### Your goal
Your copy of the material below should match it exactly, except that it holds no pictures.

>> BEGIN

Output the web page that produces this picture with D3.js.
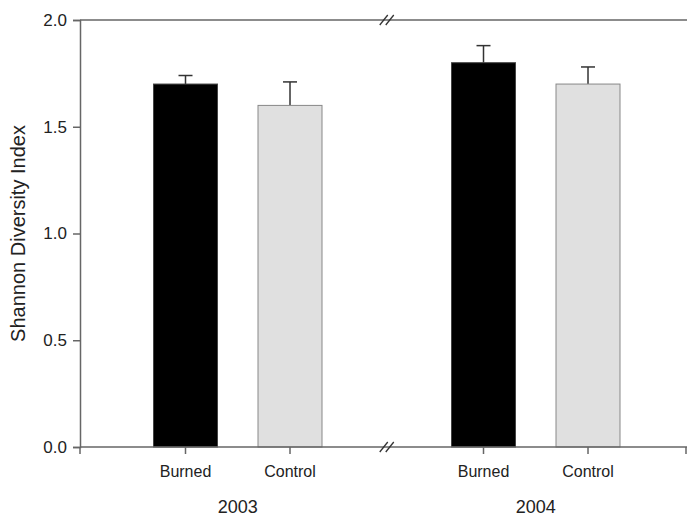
<!DOCTYPE html>
<html>
<head>
<meta charset="utf-8">
<script src="https://cdn.jsdelivr.net/npm/d3@7"></script>
<style>
  body { margin: 0; background: #fff; }
  text { font-family: "Liberation Sans", Arial, sans-serif; fill: #222; }
</style>
</head>
<body>
<svg id="chart" width="687" height="517"></svg>
<script>
const years = ['2003', '2004'];
const treatments = ['Burned', 'Control'];
const means = [[1.70, 1.60], [1.80, 1.70]];
const errors = [[0.04, 0.11], [0.08, 0.08]];
const yTicks = [0, 0.5, 1.0, 1.5, 2.0];

const rows = [];
years.forEach((y, i) => treatments.forEach((t, j) =>
  rows.push({ year: y, treatment: t, mean: means[i][j], err: errors[i][j] })));

const svg = d3.select('#chart');
const plotLeft = 80, plotRight = 687, plotTop = 20, plotBottom = 447;
const axisColor = '#666';

const yScale = d3.scaleLinear().domain([0, 2]).range([plotBottom, plotTop]);

const yearScale = d3.scaleBand().domain(years).range([plotLeft, 676]);
const treatScale = d3.scaleBand().domain(treatments)
  .range([0, yearScale.bandwidth()])
  .paddingInner(0.3876).paddingOuter(0.6196).align(0.5676);

const cx = d => yearScale(d.year) + treatScale(d.treatment) + treatScale.bandwidth() / 2;
const fill = d3.scaleOrdinal().domain(treatments).range(['#000000', '#e0e0e0']);
const stroke = d3.scaleOrdinal().domain(treatments).range(['#444', '#888']);

// error bars (drawn under bars)
const eb = svg.append('g');
eb.selectAll('line.v').data(rows).enter().append('line')
  .attr('x1', cx).attr('x2', cx)
  .attr('y1', d => yScale(d.mean)).attr('y2', d => yScale(d.mean + d.err))
  .attr('stroke', '#333').attr('stroke-width', 1.5);
eb.selectAll('line.c').data(rows).enter().append('line')
  .attr('x1', d => cx(d) - 7).attr('x2', d => cx(d) + 7)
  .attr('y1', d => yScale(d.mean + d.err)).attr('y2', d => yScale(d.mean + d.err))
  .attr('stroke', '#333').attr('stroke-width', 1.5);

// bars
svg.append('g').selectAll('rect').data(rows).enter().append('rect')
  .attr('x', d => yearScale(d.year) + treatScale(d.treatment))
  .attr('width', treatScale.bandwidth())
  .attr('y', d => yScale(d.mean))
  .attr('height', d => plotBottom - yScale(d.mean))
  .attr('fill', d => fill(d.treatment))
  .attr('stroke', d => stroke(d.treatment)).attr('stroke-width', 1);

// y axis
const yAxis = svg.append('g').attr('transform', `translate(${plotLeft},0)`)
  .call(d3.axisLeft(yScale).tickValues(yTicks).tickFormat(d3.format('.1f')).tickSize(7).tickPadding(6));
yAxis.select('.domain').attr('stroke', axisColor).attr('stroke-width', 1.5);
yAxis.selectAll('.tick line').attr('stroke', axisColor).attr('stroke-width', 1.5);
yAxis.selectAll('.tick text').attr('font-size', 17).attr('fill', '#222')
  .attr('font-family', '"Liberation Sans", Arial, sans-serif');

// top and bottom lines
[plotTop, plotBottom].forEach(y => svg.append('line')
  .attr('x1', plotLeft).attr('x2', plotRight).attr('y1', y).attr('y2', y)
  .attr('stroke', axisColor).attr('stroke-width', 1.5));

// bottom ticks
const tickX = [plotLeft].concat(rows.map(cx), [plotRight - 1]);
svg.append('g').selectAll('line').data(tickX).enter().append('line')
  .attr('x1', d => d).attr('x2', d => d).attr('y1', plotBottom).attr('y2', plotBottom + 7)
  .attr('stroke', axisColor).attr('stroke-width', 1.5);

// axis break marks
const c2003 = rows[1], b2004 = rows[2];
const breakX = (yearScale(c2003.year) + treatScale(c2003.treatment) + treatScale.bandwidth()
  + yearScale(b2004.year) + treatScale(b2004.treatment)) / 2;
[plotTop, plotBottom].forEach(y => {
  [-3, 3].forEach(dx => svg.append('line')
    .attr('x1', breakX + dx - 4).attr('x2', breakX + dx + 4)
    .attr('y1', y + 5).attr('y2', y - 5)
    .attr('stroke', '#333').attr('stroke-width', 1.3));
});

// category labels
svg.append('g').selectAll('text').data(rows).enter().append('text')
  .attr('x', cx).attr('y', 477).attr('text-anchor', 'middle')
  .attr('font-size', 16).text(d => d.treatment);

// year labels
svg.append('g').selectAll('text').data(years).enter().append('text')
  .attr('x', y => {
    const r = rows.filter(d => d.year === y);
    return (cx(r[0]) + cx(r[1])) / 2;
  })
  .attr('y', 513).attr('text-anchor', 'middle').attr('font-size', 18).text(y => y);

// y label
svg.append('text')
  .attr('transform', `translate(25,${(plotTop + plotBottom) / 2}) rotate(-90)`)
  .attr('text-anchor', 'middle').attr('font-size', 20)
  .text('Shannon Diversity Index');
</script>
</body>
</html>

>> END

### Finished answer
Output the web page that produces this picture with D3.js.
<!DOCTYPE html>
<html>
<head>
<meta charset="utf-8">
<script src="https://cdn.jsdelivr.net/npm/d3@7"></script>
<style>
  body { margin: 0; background: #fff; }
  text { font-family: "Liberation Sans", Arial, sans-serif; fill: #222; }
</style>
</head>
<body>
<svg id="chart" width="687" height="517"></svg>
<script>
const years = ['2003', '2004'];
const treatments = ['Burned', 'Control'];
const means = [[1.70, 1.60], [1.80, 1.70]];
const errors = [[0.04, 0.11], [0.08, 0.08]];
const yTicks = [0, 0.5, 1.0, 1.5, 2.0];

const rows = [];
years.forEach((y, i) => treatments.forEach((t, j) =>
  rows.push({ year: y, treatment: t, mean: means[i][j], err: errors[i][j] })));

const svg = d3.select('#chart');
const plotLeft = 80, plotRight = 687, plotTop = 20, plotBottom = 447;
const axisColor = '#666';

const yScale = d3.scaleLinear().domain([0, 2]).range([plotBottom, plotTop]);

const yearScale = d3.scaleBand().domain(years).range([plotLeft, 676]);
const treatScale = d3.scaleBand().domain(treatments)
  .range([0, yearScale.bandwidth()])
  .paddingInner(0.3876).paddingOuter(0.6196).align(0.5676);

const cx = d => yearScale(d.year) + treatScale(d.treatment) + treatScale.bandwidth() / 2;
const fill = d3.scaleOrdinal().domain(treatments).range(['#000000', '#e0e0e0']);
const stroke = d3.scaleOrdinal().domain(treatments).range(['#444', '#888']);

// error bars (drawn under bars)
const eb = svg.append('g');
eb.selectAll('line.v').data(rows).enter().append('line')
  .attr('x1', cx).attr('x2', cx)
  .attr('y1', d => yScale(d.mean)).attr('y2', d => yScale(d.mean + d.err))
  .attr('stroke', '#333').attr('stroke-width', 1.5);
eb.selectAll('line.c').data(rows).enter().append('line')
  .attr('x1', d => cx(d) - 7).attr('x2', d => cx(d) + 7)
  .attr('y1', d => yScale(d.mean + d.err)).attr('y2', d => yScale(d.mean + d.err))
  .attr('stroke', '#333').attr('stroke-width', 1.5);

// bars
svg.append('g').selectAll('rect').data(rows).enter().append('rect')
  .attr('x', d => yearScale(d.year) + treatScale(d.treatment))
  .attr('width', treatScale.bandwidth())
  .attr('y', d => yScale(d.mean))
  .attr('height', d => plotBottom - yScale(d.mean))
  .attr('fill', d => fill(d.treatment))
  .attr('stroke', d => stroke(d.treatment)).attr('stroke-width', 1);

// y axis
const yAxis = svg.append('g').attr('transform', `translate(${plotLeft},0)`)
  .call(d3.axisLeft(yScale).tickValues(yTicks).tickFormat(d3.format('.1f')).tickSize(7).tickPadding(6));
yAxis.select('.domain').attr('stroke', axisColor).attr('stroke-width', 1.5);
yAxis.selectAll('.tick line').attr('stroke', axisColor).attr('stroke-width', 1.5);
yAxis.selectAll('.tick text').attr('font-size', 17).attr('fill', '#222')
  .attr('font-family', '"Liberation Sans", Arial, sans-serif');

// top and bottom lines
[plotTop, plotBottom].forEach(y => svg.append('line')
  .attr('x1', plotLeft).attr('x2', plotRight).attr('y1', y).attr('y2', y)
  .attr('stroke', axisColor).attr('stroke-width', 1.5));

// bottom ticks
const tickX = [plotLeft].concat(rows.map(cx), [plotRight - 1]);
svg.append('g').selectAll('line').data(tickX).enter().append('line')
  .attr('x1', d => d).attr('x2', d => d).attr('y1', plotBottom).attr('y2', plotBottom + 7)
  .attr('stroke', axisColor).attr('stroke-width', 1.5);

// axis break marks
const c2003 = rows[1], b2004 = rows[2];
const breakX = (yearScale(c2003.year) + treatScale(c2003.treatment) + treatScale.bandwidth()
  + yearScale(b2004.year) + treatScale(b2004.treatment)) / 2;
[plotTop, plotBottom].forEach(y => {
  [-3, 3].forEach(dx => svg.append('line')
    .attr('x1', breakX + dx - 4).attr('x2', breakX + dx + 4)
    .attr('y1', y + 5).attr('y2', y - 5)
    .attr('stroke', '#333').attr('stroke-width', 1.3));
});

// category labels
svg.append('g').selectAll('text').data(rows).enter().append('text')
  .attr('x', cx).attr('y', 477).attr('text-anchor', 'middle')
  .attr('font-size', 16).text(d => d.treatment);

// year labels
svg.append('g').selectAll('text').data(years).enter().append('text')
  .attr('x', y => {
    const r = rows.filter(d => d.year === y);
    return (cx(r[0]) + cx(r[1])) / 2;
  })
  .attr('y', 513).attr('text-anchor', 'middle').attr('font-size', 18).text(y => y);

// y label
svg.append('text')
  .attr('transform', `translate(25,${(plotTop + plotBottom) / 2}) rotate(-90)`)
  .attr('text-anchor', 'middle').attr('font-size', 20)
  .text('Shannon Diversity Index');
</script>
</body>
</html>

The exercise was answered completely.